== What you have to do ==
Extract word for word the lines of the listing from its start to the line holding "from matplotlib.ticker import", both ends kept; pictures are not part of the copy.

== Collected data ==

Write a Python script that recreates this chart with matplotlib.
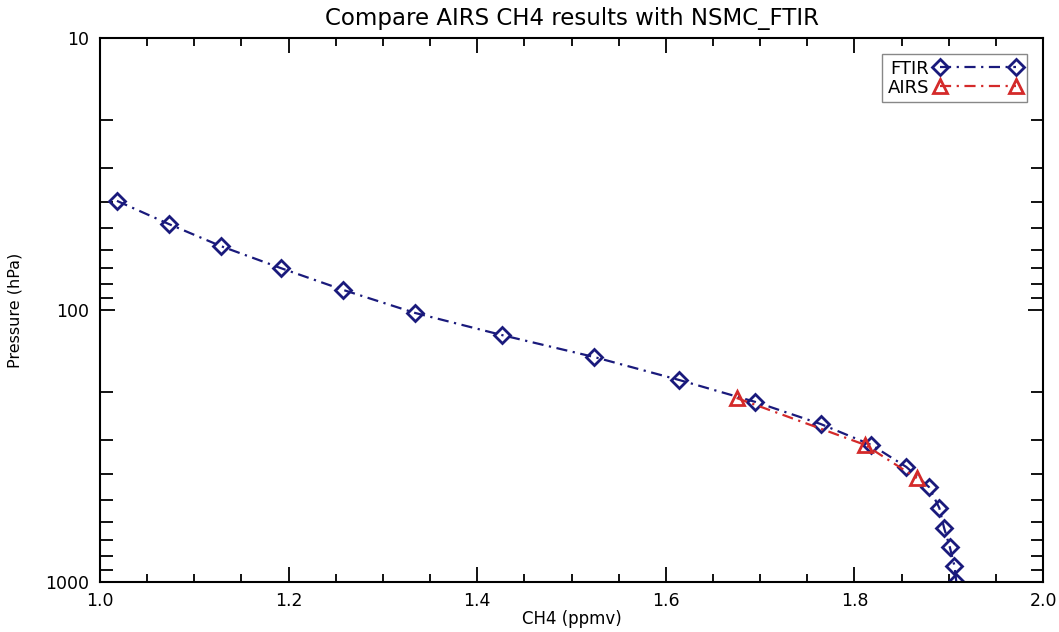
import matplotlib
matplotlib.use("Agg")
import matplotlib.pyplot as plt
from matplotlib.ticker import MultipleLocator, FixedLocator, NullFormatter, FormatStrFormatter

# FTIR profile (CH4 ppmv vs pressure hPa)
ftir_ch4 = [1.018, 1.073, 1.128, 1.192, 1.258, 1.334, 1.426, 1.524, 1.614, 1.695,
            1.764, 1.818, 1.855, 1.879, 1.890, 1.895, 1.901, 1.906, 1.908]
ftir_p = [39.7, 48.3, 58.2, 70.2, 84.4, 102.5, 123.6, 148.9, 180.8, 217.8,
          262.4, 313.5, 377.6, 447.6, 534.9, 632.6, 742.4, 873.0, 1000.0]

# AIRS retrieval
airs_ch4 = [1.675, 1.811, 1.866]
airs_p = [210.6, 313.0, 415.0]

xticks = [1.0, 1.2, 1.4, 1.6, 1.8, 2.0]
yticks = [10, 100, 1000]

NAVY = "#1a1a7c"
RED = "#d42a2a"

plt.rcParams["font.family"] = ["DejaVu Sans"]

fig = plt.figure(figsize=(10.59, 6.32), dpi=100)
ax = fig.add_axes([0.0944, 0.0791, 0.8906, 0.8608])

dash = (0, (5, 2.5, 1, 2.5))
ax.plot(ftir_ch4, ftir_p, color=NAVY, lw=1.6, linestyle=dash,
        marker="D", ms=8.5, mfc="none", mec=NAVY, mew=2.0, label="FTIR")
ax.plot(airs_ch4, airs_p, color=RED, lw=1.6, linestyle=dash,
        marker="^", ms=10, mfc="none", mec=RED, mew=2.0, label="AIRS")

ax.set_yscale("log")
ax.set_xlim(1.0, 2.0)
ax.set_ylim(1000, 10)

ax.xaxis.set_major_locator(FixedLocator(xticks))
ax.xaxis.set_major_formatter(FormatStrFormatter("%.1f"))
ax.xaxis.set_minor_locator(MultipleLocator(0.05))
ax.yaxis.set_major_locator(FixedLocator(yticks))
ax.set_yticklabels([str(t) for t in yticks])
ax.yaxis.set_minor_locator(FixedLocator(
    [m * d for d in (10, 100) for m in range(2, 10)]))
ax.yaxis.set_minor_formatter(NullFormatter())

ax.tick_params(which="both", direction="in", top=True, right=True,
               labelsize=12.5, width=1.3, pad=8)
ax.tick_params(axis="x", pad=7)
ax.tick_params(which="major", length=11)
ax.tick_params(which="minor", length=6)
ax.tick_params(axis="y", which="minor", length=9)
for s in ax.spines.values():
    s.set_linewidth(1.5)

ax.set_title("Compare AIRS CH4 results with NSMC_FTIR", fontsize=16.5, pad=9)
ax.set_xlabel("CH4 (ppmv)", fontsize=12)
ax.xaxis.set_label_coords(0.5, -0.052)
ax.set_ylabel("Pressure (hPa)", fontsize=11.5, labelpad=16)

leg = ax.legend(loc="upper right", markerfirst=False, numpoints=2,
                fontsize=13, handlelength=4.8, handletextpad=0.3,
                borderpad=0.3, labelspacing=0.05, fancybox=False,
                framealpha=1, borderaxespad=0.9)
leg.get_frame().set_edgecolor("#888888")
leg.get_frame().set_linewidth(1.0)

fig.savefig("out.png", dpi=100)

== Complete answer ==
Write a Python script that recreates this chart with matplotlib.
import matplotlib
matplotlib.use("Agg")
import matplotlib.pyplot as plt
from matplotlib.ticker import MultipleLocator, FixedLocator, NullFormatter, FormatStrFormatter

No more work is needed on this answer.